## Problem statement
Below are the records; give again exactly the lines from the one containing "Write the TikZ code for this diagram." through the one containing "(legal) at (864,37)", leaving out pictures.

── Supplied records ──

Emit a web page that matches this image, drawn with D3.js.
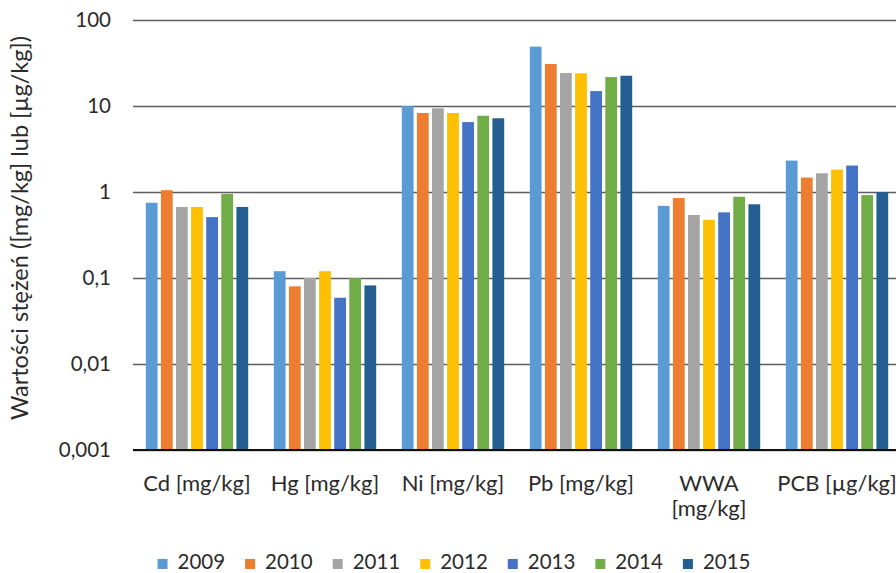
<!DOCTYPE html>
<html>
<head>
<meta charset="utf-8">
<script src="https://cdn.jsdelivr.net/npm/d3@7"></script>
<style>
  html, body { margin: 0; padding: 0; background: #fff; }
  svg { display: block; }
  text { font-family: Lato, "Open Sans", sans-serif; fill: #2b2b2b; }
</style>
</head>
<body>
<svg id="chart" width="896" height="573"></svg>
<script>
// ---- data ----
const categories = ["Cd [mg/kg]", "Hg [mg/kg]", "Ni [mg/kg]", "Pb [mg/kg]", "WWA [mg/kg]", "PCB [µg/kg]"];
const categoryLines = [["Cd [mg/kg]"], ["Hg [mg/kg]"], ["Ni [mg/kg]"], ["Pb [mg/kg]"], ["WWA", "[mg/kg]"], ["PCB [µg/kg]"]];
const years = ["2009", "2010", "2011", "2012", "2013", "2014", "2015"];
const v2009 = [0.75, 0.12, 10.0, 49, 0.69, 2.32];
const v2010 = [1.05, 0.080, 8.3, 30.8, 0.85, 1.47];
const v2011 = [0.67, 0.10, 9.4, 24.2, 0.54, 1.65];
const v2012 = [0.67, 0.12, 8.3, 24.0, 0.475, 1.82];
const v2013 = [0.51, 0.059, 6.5, 14.9, 0.58, 2.03];
const v2014 = [0.95, 0.10, 7.7, 21.7, 0.88, 0.92];
const v2015 = [0.67, 0.082, 7.2, 22.5, 0.72, 1.0];
const seriesValues = [v2009, v2010, v2011, v2012, v2013, v2014, v2015];
const colors = ["#5B9BD5", "#ED7D31", "#A5A5A5", "#FFC000", "#4472C4", "#70AD47", "#255E91"];
const tickValues = [0.001, 0.01, 0.1, 1, 10, 100];
const tickLabels = ["0,001", "0,01", "0,1", "1", "10", "100"];
const yTitle = "Wartości stężeń ([mg/kg] lub [µg/kg])";

// ---- layout ----
const svg = d3.select("#chart");
const plotLeft = 133, plotRight = 901, plotTop = 20, plotBottom = 450;

const x0 = d3.scaleBand().domain(categories).range([plotLeft, plotRight])
  .paddingInner(0.2).paddingOuter(0.1);
const x1 = d3.scaleBand().domain(years).range([0, x0.bandwidth()]).paddingInner(0.22);
const y = d3.scaleLog().domain([0.001, 100]).range([plotBottom, plotTop]);

// gridlines + y labels
const yAxis = d3.axisLeft(y)
  .tickValues(tickValues)
  .tickFormat((d, i) => tickLabels[i])
  .tickSizeInner(-(plotRight - plotLeft))
  .tickSizeOuter(0)
  .tickPadding(22);
const gy = svg.append("g").attr("transform", `translate(${plotLeft},0)`).call(yAxis);
gy.select(".domain").remove();
gy.selectAll(".tick line").attr("stroke", "#5e5e5e").attr("stroke-width", 1.3);
gy.selectAll(".tick text").attr("font-size", 20.5).attr("fill", "#2b2b2b")
  .style("font-family", "Lato, 'Open Sans', sans-serif");

// bars
const groups = svg.append("g").selectAll("g.grp")
  .data(categories)
  .join("g")
  .attr("class", "grp")
  .attr("transform", d => `translate(${x0(d)},0)`);

groups.selectAll("rect")
  .data((c, ci) => years.map((yr, si) => ({ yr, si, v: seriesValues[si][ci] })))
  .join("rect")
  .attr("x", d => x1(d.yr))
  .attr("width", x1.bandwidth())
  .attr("y", d => y(d.v))
  .attr("height", d => plotBottom - y(d.v))
  .attr("fill", d => colors[d.si]);

// baseline
svg.append("line")
  .attr("x1", plotLeft).attr("x2", plotRight)
  .attr("y1", y(0.001)).attr("y2", y(0.001))
  .attr("stroke", "#111").attr("stroke-width", 2);

// x labels
const xl = svg.append("g").selectAll("text")
  .data(categories)
  .join("text")
  .attr("text-anchor", "middle")
  .attr("font-size", 22)
  .attr("x", d => x0(d) + x0.bandwidth() / 2)
  .attr("y", 491);
xl.each(function (d, i) {
  const t = d3.select(this);
  categoryLines[i].forEach((line, li) => {
    t.append("tspan")
      .attr("x", x0(d) + x0.bandwidth() / 2)
      .attr("dy", li === 0 ? 0 : 25)
      .text(line);
  });
});

// y title
svg.append("text")
  .attr("transform", `translate(28,228) rotate(-90)`)
  .attr("text-anchor", "middle")
  .attr("font-size", 23.5)
  .text(yTitle);

// legend
const legend = svg.append("g");
const items = legend.selectAll("g").data(years).join("g");
items.append("rect").attr("width", 10).attr("height", 10).attr("y", -10)
  .attr("fill", (d, i) => colors[i]);
items.append("text").attr("x", 20).attr("y", 0).attr("font-size", 20.5).text(d => d);
let xpos = 0;
items.each(function () {
  const g = d3.select(this);
  const w = g.select("text").node().getComputedTextLength();
  g.attr("transform", `translate(${xpos},0)`);
  xpos += 20 + w + 20;
});
const totalW = xpos - 20;
legend.attr("transform", `translate(${454 - totalW / 2},569)`);
</script>
</body>
</html>
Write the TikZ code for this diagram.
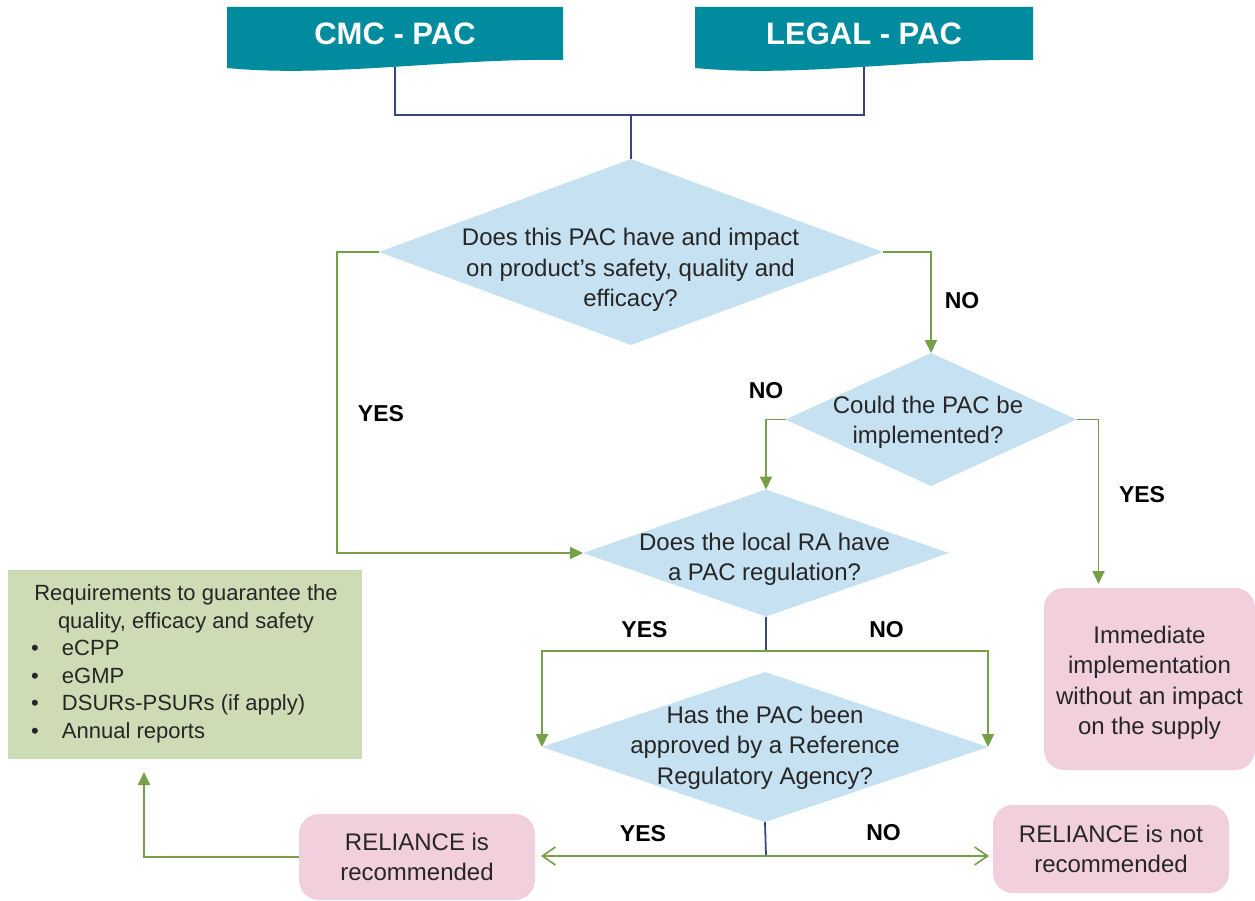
\documentclass[tikz,border=0pt]{standalone}
\usepackage{fontspec}
\setmainfont{Liberation Sans}
\usetikzlibrary{arrows.meta,shapes.geometric,calc}

\definecolor{bannerteal}{RGB}{0,139,158}
\definecolor{qblue}{RGB}{198,225,241}
\definecolor{flowgreen}{RGB}{118,160,72}
\definecolor{linknavy}{RGB}{56,70,128}
\definecolor{softpink}{RGB}{242,207,221}
\definecolor{sage}{RGB}{205,220,180}
\definecolor{ink}{RGB}{38,38,38}

% centred block of lines whose baseline is that of the first line
\newcommand{\flowlines}[1]{\begin{tabular}[t]{@{}c@{}}#1\end{tabular}}

\begin{document}
\begin{tikzpicture}[x=1pt,y=-1pt,
  every node/.style={inner sep=0pt,outer sep=0pt,text=ink},
  bannerbox/.style={minimum width=#1,minimum height=60pt,text=white,
    font=\fontsize{31}{37}\selectfont\bfseries,text height=22pt,text depth=6pt},
  question/.style={diamond,fill=qblue},
  qtext/.style={anchor=base,font=\fontsize{24}{30.5}\selectfont},
  outcome/.style={rounded corners=20pt,fill=softpink,
    font=\fontsize{24}{30.5}\selectfont,text height=0pt},
  reqbox/.style={fill=sage,minimum width=354pt,minimum height=189pt},
  reqtext/.style={font=\fontsize{22}{27.6}\selectfont},
  answer/.style={anchor=base,font=\fontsize{23}{28}\selectfont\bfseries,text=black},
  navyline/.style={draw=linknavy,line width=1.8pt},
  flow/.style={draw=flowgreen,line width=1.8pt,-{Triangle[length=13pt,width=12pt]}},
  openflow/.style={draw=flowgreen,line width=1.8pt,
    -{Straight Barb[length=13pt,width=18pt,line width=1.6pt]}},
]
\useasboundingbox (0,0) rectangle (1255,901);

% wavy banner backgrounds
\fill[bannerteal] (227,7) -- (563,7) -- (563,60)
  .. controls (450,58) and (330,78) .. (227,68) -- cycle;
\fill[bannerteal] (695,7) -- (1033,7) -- (1033,60)
  .. controls (920,58) and (800,78) .. (695,68) -- cycle;
\node[bannerbox=336pt] (cmc) at (395,37) {CMC - PAC};
\node[bannerbox=338pt] (legal) at (864,37) {LEGAL - PAC};

% decisions
\node[question,minimum width=504pt,minimum height=186pt] (d1) at (631,252) {};
\node[qtext] (d1t) at (630.5,246)
  {\flowlines{Does this PAC have and impact\\on product’s safety, quality and\\efficacy?}};
\node[question,minimum width=291pt,minimum height=133pt] (d2) at (931,419.5) {};
\node[qtext] (d2t) at (928,413) {\flowlines{Could the PAC be\\implemented?}};
\node[question,minimum width=366pt,minimum height=127pt] (d3) at (766,553) {};
\node[qtext] (d3t) at (764.5,550) {\flowlines{Does the local RA have\\a PAC regulation?}};
\node[question,minimum width=446pt,minimum height=150pt] (d4) at (765,747) {};
\node[qtext] (d4t) at (765,723)
  {\flowlines{Has the PAC been\\approved by a Reference\\Regulatory Agency?}};

% outcomes
\node[outcome,minimum width=236pt,minimum height=86pt,text depth=14pt]
  (rel) at (417,857) {\flowlines{RELIANCE is\\recommended}};
\node[outcome,minimum width=236pt,minimum height=88pt,text depth=14pt]
  (nrel) at (1111,849) {\flowlines{RELIANCE is not\\recommended}};
\node[outcome,minimum width=211pt,minimum height=182pt,text depth=72pt]
  (imm) at (1149.5,679)
  {\flowlines{Immediate\\implementation\\without an impact\\on the supply}};

% requirements box
\node[reqbox] (req) at (185,664.5) {};
\node[reqtext,anchor=base] (rq1) at (186,600) {Requirements to guarantee the};
\node[reqtext,anchor=base] (rq2) at (186,628) {quality, efficacy and safety};
\node[reqtext,anchor=base west] (it1) at (31,655) {\makebox[31pt][l]{•}eCPP};
\node[reqtext,anchor=base west] (it2) at (31,683) {\makebox[31pt][l]{•}eGMP};
\node[reqtext,anchor=base west] (it3) at (31,710) {\makebox[31pt][l]{•}DSURs-PSURs (if apply)};
\node[reqtext,anchor=base west] (it4) at (31,738) {\makebox[31pt][l]{•}Annual reports};

% answers
\node[answer] (a1) at (381,421) {YES};
\node[answer] (a2) at (962,308) {NO};
\node[answer] (a3) at (766,398) {NO};
\node[answer] (a4) at (1142,502) {YES};
\node[answer] (a5) at (644.5,637) {YES};
\node[answer] (a6) at (886.5,637) {NO};
\node[answer] (a7) at (643,841) {YES};
\node[answer] (a8) at (883.5,840) {NO};

% junction points
\coordinate (top) at (631,115);
\coordinate (split3) at (766,651);
\coordinate (split4) at (766,856);

% connectors
\draw[navyline] (cmc.south) |- (top) -| (legal.south);
\draw[navyline] (top) -- (d1.north);
\draw[flow] (d1.west) -- ++(-42,0) |- (d3.west);
\draw[flow] (d1.east) -| (d2.north);
\draw[flow] (d2.west) -| (d3.north);
\draw[flow,shorten >=4pt] (d2.east) -- ++(22,0) coordinate (yesr) -- (yesr |- imm.north);
\draw[navyline] (d3.south) -- (split3);
\draw[flow] (split3) -| (d4.west);
\draw[flow] (split3) -| (d4.east);
\draw[navyline] (d4.south) -- (split4);
\draw[openflow,shorten >=6pt] (split4) -- (split4 -| rel.east);
\draw[openflow,shorten >=4pt] (split4) -- (split4 -| nrel.west);
\draw[flow,shorten >=13pt] (rel.west) -| ([xshift=-41pt]req.south);
\end{tikzpicture}
\end{document}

───

## Problem solution
Write the TikZ code for this diagram.
\documentclass[tikz,border=0pt]{standalone}
\usepackage{fontspec}
\setmainfont{Liberation Sans}
\usetikzlibrary{arrows.meta,shapes.geometric,calc}

\definecolor{bannerteal}{RGB}{0,139,158}
\definecolor{qblue}{RGB}{198,225,241}
\definecolor{flowgreen}{RGB}{118,160,72}
\definecolor{linknavy}{RGB}{56,70,128}
\definecolor{softpink}{RGB}{242,207,221}
\definecolor{sage}{RGB}{205,220,180}
\definecolor{ink}{RGB}{38,38,38}

% centred block of lines whose baseline is that of the first line
\newcommand{\flowlines}[1]{\begin{tabular}[t]{@{}c@{}}#1\end{tabular}}

\begin{document}
\begin{tikzpicture}[x=1pt,y=-1pt,
  every node/.style={inner sep=0pt,outer sep=0pt,text=ink},
  bannerbox/.style={minimum width=#1,minimum height=60pt,text=white,
    font=\fontsize{31}{37}\selectfont\bfseries,text height=22pt,text depth=6pt},
  question/.style={diamond,fill=qblue},
  qtext/.style={anchor=base,font=\fontsize{24}{30.5}\selectfont},
  outcome/.style={rounded corners=20pt,fill=softpink,
    font=\fontsize{24}{30.5}\selectfont,text height=0pt},
  reqbox/.style={fill=sage,minimum width=354pt,minimum height=189pt},
  reqtext/.style={font=\fontsize{22}{27.6}\selectfont},
  answer/.style={anchor=base,font=\fontsize{23}{28}\selectfont\bfseries,text=black},
  navyline/.style={draw=linknavy,line width=1.8pt},
  flow/.style={draw=flowgreen,line width=1.8pt,-{Triangle[length=13pt,width=12pt]}},
  openflow/.style={draw=flowgreen,line width=1.8pt,
    -{Straight Barb[length=13pt,width=18pt,line width=1.6pt]}},
]
\useasboundingbox (0,0) rectangle (1255,901);

% wavy banner backgrounds
\fill[bannerteal] (227,7) -- (563,7) -- (563,60)
  .. controls (450,58) and (330,78) .. (227,68) -- cycle;
\fill[bannerteal] (695,7) -- (1033,7) -- (1033,60)
  .. controls (920,58) and (800,78) .. (695,68) -- cycle;
\node[bannerbox=336pt] (cmc) at (395,37) {CMC - PAC};
\node[bannerbox=338pt] (legal) at (864,37) {LEGAL - PAC};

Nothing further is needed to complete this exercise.